[start]
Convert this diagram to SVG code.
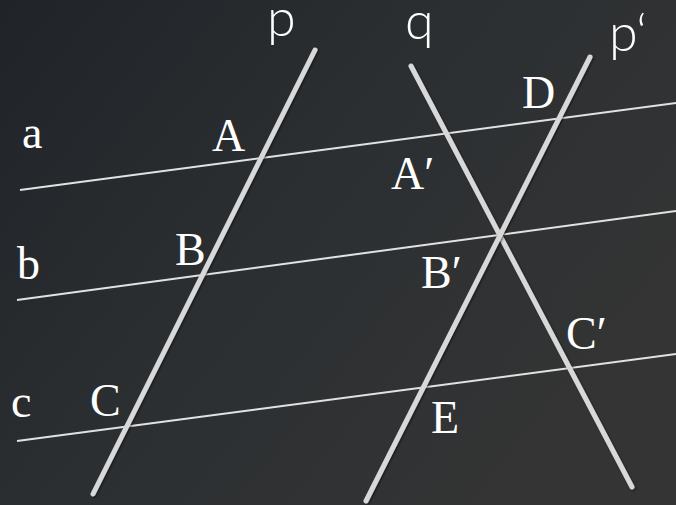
<svg xmlns="http://www.w3.org/2000/svg" width="676" height="505" viewBox="0 0 676 505">
<defs>
<linearGradient id="bg" x1="0" y1="0" x2="1" y2="0.6">
<stop offset="0" stop-color="#202428"/>
<stop offset="0.5" stop-color="#2b2f32"/>
<stop offset="1" stop-color="#343434"/>
</linearGradient>
<filter id="sh" x="-10%" y="-10%" width="120%" height="120%">
<feDropShadow dx="1" dy="1" stdDeviation="1" flood-color="#000" flood-opacity="0.6"/>
</filter>
<style>
.thin{stroke:#e2e2e2;stroke-width:2;fill:none}
.thick{stroke:#d8d8d8;stroke-width:5;stroke-linecap:round;fill:none;filter:url(#sh)}
.serif{font-family:"Liberation Serif","Times New Roman",serif;font-size:46px;fill:#ffffff}
.sans{font-family:Lato,"Liberation Sans",Arial,sans-serif;font-weight:300;font-size:52px;fill:#ffffff}
</style>
</defs>
<rect width="676" height="505" fill="url(#bg)"/>
<g id="connectors">
<line id="a" class="thin" x1="20" y1="190" x2="676" y2="103"/>
<line id="b" class="thin" x1="17" y1="300" x2="676" y2="211"/>
<line id="c" class="thin" x1="17" y1="441" x2="676" y2="354"/>
<line id="p" class="thick" x1="315" y1="50" x2="93" y2="494"/>
<line id="q" class="thick" x1="411" y1="66" x2="632" y2="487"/>
<line id="p2" class="thick" x1="590" y1="57" x2="366" y2="501"/>
</g>
<g id="label-p"><text class="sans" x="267" y="36">p</text></g>
<g id="label-q"><text class="sans" x="405" y="39">q</text></g>
<g id="label-p2"><text class="sans" x="609" y="51">p‘</text></g>
<g id="label-a"><text class="serif" x="22" y="148">a</text></g>
<g id="label-b"><text class="serif" x="17" y="279">b</text></g>
<g id="label-c"><text class="serif" x="11" y="417">c</text></g>
<g id="label-A"><text class="serif" x="212" y="151">A</text></g>
<g id="label-B"><text class="serif" x="175" y="265">B</text></g>
<g id="label-C"><text class="serif" x="90" y="416">C</text></g>
<g id="label-D"><text class="serif" x="522" y="108">D</text></g>
<g id="label-E"><text class="serif" x="431" y="433">E</text></g>
<g id="label-A2"><text class="serif" x="391" y="189">A′</text></g>
<g id="label-B2"><text class="serif" x="421" y="288">B′</text></g>
<g id="label-C2"><text class="serif" x="566" y="349">C′</text></g>
</svg>
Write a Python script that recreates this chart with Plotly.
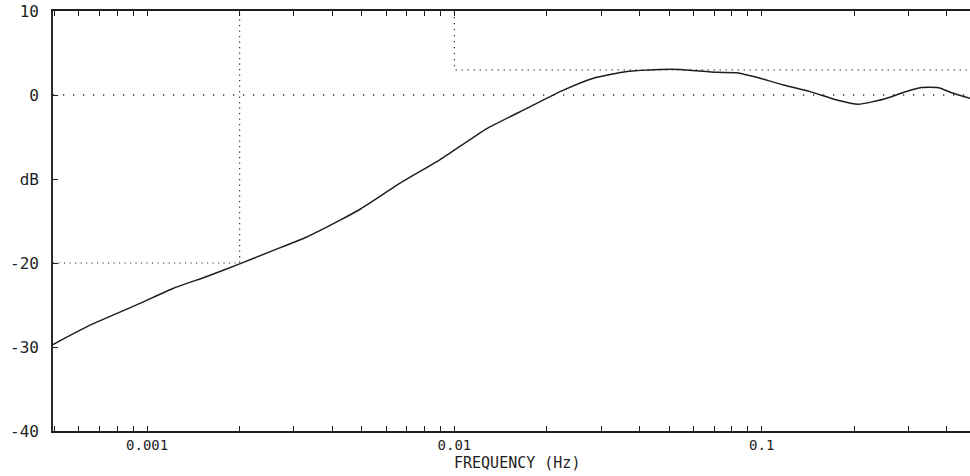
import math
import plotly.graph_objects as go

# Measured magnitude response of the filter
freq_hz = [0.000494, 0.000652, 0.000949, 0.001218, 0.001564, 0.002, 0.002576,
           0.003309, 0.004246, 0.004932, 0.006655, 0.00898, 0.01275, 0.0172,
           0.02207, 0.02832, 0.03638, 0.04667, 0.0542, 0.0714, 0.0829, 0.09874,
           0.1176, 0.1436, 0.1754, 0.2062, 0.2487, 0.2889, 0.3273, 0.3755,
           0.4202, 0.4761]
gain_db = [-29.7, -27.4, -24.8, -23.0, -21.6, -20.1, -18.5,
           -16.9, -14.9, -13.6, -10.5, -7.7, -4.0, -1.6,
           0.4, 2.0, 2.8, 3.05, 3.05, 2.7, 2.65, 2.0,
           1.2, 0.4, -0.6, -1.1, -0.5, 0.3, 0.87, 0.87,
           0.2, -0.4]

# Specification template (lower stop-band corner and upper pass-band limit)
low_mask_f = [0.000494, 0.002, 0.002]
low_mask_db = [-20, -20, 10]
high_mask_f = [0.01, 0.01, 0.4761]
high_mask_db = [10, 3, 3]
zero_ref_f = [0.000494, 0.4761]
zero_ref_db = [0, 0]

# Axis ticks
y_tick_vals = [10, 0, -10, -20, -30, -40]
y_tick_text = ["10", "0", "dB", "-20", "-30", "-40"]
x_decade_labels = {0.001: "0.001", 0.01: "0.01", 0.1: "0.1"}

x_tick_vals = []
x_tick_text = []
for e in range(-4, 0):
    for m in range(1, 10):
        v = round(m * 10 ** e, 6)
        if 0.000494 <= v <= 0.4761:
            x_tick_vals.append(v)
            x_tick_text.append(x_decade_labels.get(v, ""))

ink = "#1e1e1e"
font_family = "DejaVu Sans Mono"

fig = go.Figure()

fig.add_trace(go.Scatter(
    x=zero_ref_f, y=zero_ref_db, mode="lines",
    line=dict(color="#333333", width=1.3, dash="1.3px,8.7px"),
    hoverinfo="skip"))
fig.add_trace(go.Scatter(
    x=low_mask_f, y=low_mask_db, mode="lines",
    line=dict(color="#333333", width=1.2, dash="1.2px,4.3px"),
    hoverinfo="skip"))
fig.add_trace(go.Scatter(
    x=high_mask_f, y=high_mask_db, mode="lines",
    line=dict(color="#333333", width=1.2, dash="1.2px,4.8px"),
    hoverinfo="skip"))
fig.add_trace(go.Scatter(
    x=freq_hz, y=gain_db, mode="lines",
    line=dict(color=ink, width=1.5, shape="spline", smoothing=0.5),
    hoverinfo="skip"))

fig.update_layout(
    width=970, height=476,
    margin=dict(l=53, r=0, t=11, b=45),
    paper_bgcolor="white", plot_bgcolor="white",
    showlegend=False,
    font=dict(family=font_family, size=15, color=ink),
)

fig.update_xaxes(
    type="log",
    range=[math.log10(0.000494), math.log10(0.4761)],
    tickvals=x_tick_vals, ticktext=x_tick_text,
    ticks="inside", ticklen=5, tickwidth=1.3, tickcolor=ink,
    showline=True, linecolor=ink, linewidth=1.8, mirror="ticks",
    showgrid=False, zeroline=False,
    ticklabelstandoff=0,
    tickfont=dict(family=font_family, size=14, color=ink),
)
fig.update_yaxes(
    range=[-40, 10],
    tickvals=y_tick_vals, ticktext=y_tick_text,
    ticks="inside", ticklen=5, tickwidth=1.3, tickcolor=ink,
    showline=True, linecolor="#2a2a2a", linewidth=1.6, mirror=False,
    showgrid=False, zeroline=False,
    ticklabelstandoff=9,
    tickfont=dict(family=font_family, size=16, color=ink),
)

fig.add_annotation(
    text="FREQUENCY (Hz)", xref="paper", yref="paper",
    x=(517 - 53) / 917, y=-0.076, xanchor="center", yanchor="middle",
    showarrow=False, font=dict(family=font_family, size=15, color=ink))

fig.write_html("out.html")
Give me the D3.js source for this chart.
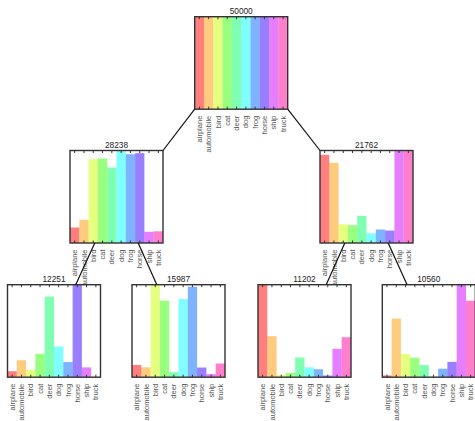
<!DOCTYPE html>
<html>
<head>
<meta charset="utf-8">
<script src="https://cdn.jsdelivr.net/npm/d3@7"></script>
<style>
  body { margin: 0; background: #fff; }
  svg { display: block; font-family: "Liberation Sans", Arial, sans-serif; }
</style>
</head>
<body>
<div id="chart"></div>
<script>
// class names, shared by every node
const classes = ['airplane', 'automobile', 'bird', 'cat', 'deer', 'dog', 'frog', 'horse', 'ship', 'truck'];

// per-node class counts
const rootCounts = [5000, 5000, 5000, 5000, 5000, 5000, 5000, 5000, 5000, 5000];
const leftCounts = [760, 1140, 4100, 4140, 3694, 4530, 4350, 4400, 550, 574];
const rightCounts = [4240, 3860, 900, 860, 1306, 470, 650, 600, 4450, 4426];
const leftLeftCounts = [260, 735, 320, 1015, 3489, 1333, 655, 4005, 425, 14];
const leftRightCounts = [500, 405, 3780, 3125, 205, 3197, 3695, 395, 125, 560];
const rightLeftCounts = [4180, 1854, 110, 194, 891, 445, 360, 76, 1284, 1808];
const rightRightCounts = [60, 2006, 790, 666, 415, 25, 290, 524, 3166, 2618];

const W = 475, H = 421;
const boxW = 93, boxH = 92.5;

// node layout: top-left corner of each histogram box
const nodes = [
  { id: 'root', counts: rootCounts, x: 194.7, y: 16.7 },
  { id: 'L', counts: leftCounts, x: 70, y: 150.5, parent: 'root', side: -1, level: 0 },
  { id: 'R', counts: rightCounts, x: 320, y: 150.5, parent: 'root', side: 1, level: 0 },
  { id: 'LL', counts: leftLeftCounts, x: 7.5, y: 284.7, parent: 'L', side: -1, level: 1 },
  { id: 'LR', counts: leftRightCounts, x: 132, y: 284.7, parent: 'L', side: 1, level: 1 },
  { id: 'RL', counts: rightLeftCounts, x: 258, y: 284.7, parent: 'R', side: -1, level: 1 },
  { id: 'RR', counts: rightRightCounts, x: 382.3, y: 284.7, parent: 'R', side: 1, level: 1 }
];
const linkSpread = [46.5, 21.7];

const color = i => d3.hsl(i * 36, 1, 0.5).formatHex();

const svg = d3.select('#chart').append('svg')
  .attr('width', W)
  .attr('height', H);

svg.append('rect').attr('width', W).attr('height', H).attr('fill', '#fff');

const x = d3.scaleBand().domain(classes).range([0, boxW]).padding(0);

nodes.forEach(node => {
  const data = classes.map((c, i) => ({ name: c, value: node.counts[i], i }));
  const y = d3.scaleLinear()
    .domain([0, d3.max(data, d => d.value)])
    .range([boxH, 0]);

  const g = svg.append('g')
    .attr('transform', `translate(${node.x},${node.y})`);

  g.append('rect')
    .attr('width', boxW)
    .attr('height', boxH)
    .attr('fill', '#fff');

  g.selectAll('.bar')
    .data(data)
    .join('rect')
    .attr('class', 'bar')
    .attr('x', d => x(d.name))
    .attr('y', d => y(d.value))
    .attr('width', x.bandwidth())
    .attr('height', d => boxH - y(d.value))
    .attr('fill', d => color(d.i))
    .attr('fill-opacity', 0.5);

  // ticks pointing inwards at top and bottom
  const bottom = g.append('g')
    .attr('transform', `translate(0,${boxH})`)
    .call(d3.axisBottom(x).tickSizeInner(-2.5).tickSizeOuter(0).tickPadding(0));
  bottom.select('.domain').remove();
  bottom.selectAll('line').attr('stroke', '#333').attr('stroke-width', 1);
  bottom.selectAll('text')
    .attr('transform', 'rotate(-90)')
    .attr('x', -6.5)
    .attr('y', 0)
    .attr('dy', '0.35em')
    .style('text-anchor', 'end')
    .style('font-size', '7.5px')
    .style('font-family', '"Liberation Sans", Arial, sans-serif')
    .attr('fill', '#555');

  const top = g.append('g')
    .call(d3.axisTop(x).tickSizeInner(-2.5).tickSizeOuter(0).tickFormat(''));
  top.select('.domain').remove();
  top.selectAll('line').attr('stroke', '#333').attr('stroke-width', 1);

  g.append('rect')
    .attr('width', boxW)
    .attr('height', boxH)
    .attr('fill', 'none')
    .attr('stroke', '#333')
    .attr('stroke-width', 1.4);

  g.append('text')
    .attr('x', boxW / 2)
    .attr('y', -3)
    .attr('text-anchor', 'middle')
    .style('font-size', '8.3px')
    .attr('fill', '#222')
    .text(d3.sum(node.counts));
});

// tree edges
const byId = Object.fromEntries(nodes.map(n => [n.id, n]));
nodes.filter(n => n.parent).forEach(n => {
  const p = byId[n.parent];
  const off = linkSpread[n.level];
  svg.append('line')
    .attr('x1', p.x + boxW / 2 + n.side * off)
    .attr('y1', p.y + boxH)
    .attr('x2', n.x + boxW / 2 - n.side * off)
    .attr('y2', n.y)
    .attr('stroke', '#111')
    .attr('stroke-width', 1.2);
});
</script>
</body>
</html>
[end]
Exercise description: Beginning with the line above that contains "Write a Python" and finishing with the line that contains "import plotly.graph_objects as go", print those lines exactly and only. Skip all pictures.

Solution:
Write a Python script that recreates this chart with Plotly.
import math
import plotly.graph_objects as go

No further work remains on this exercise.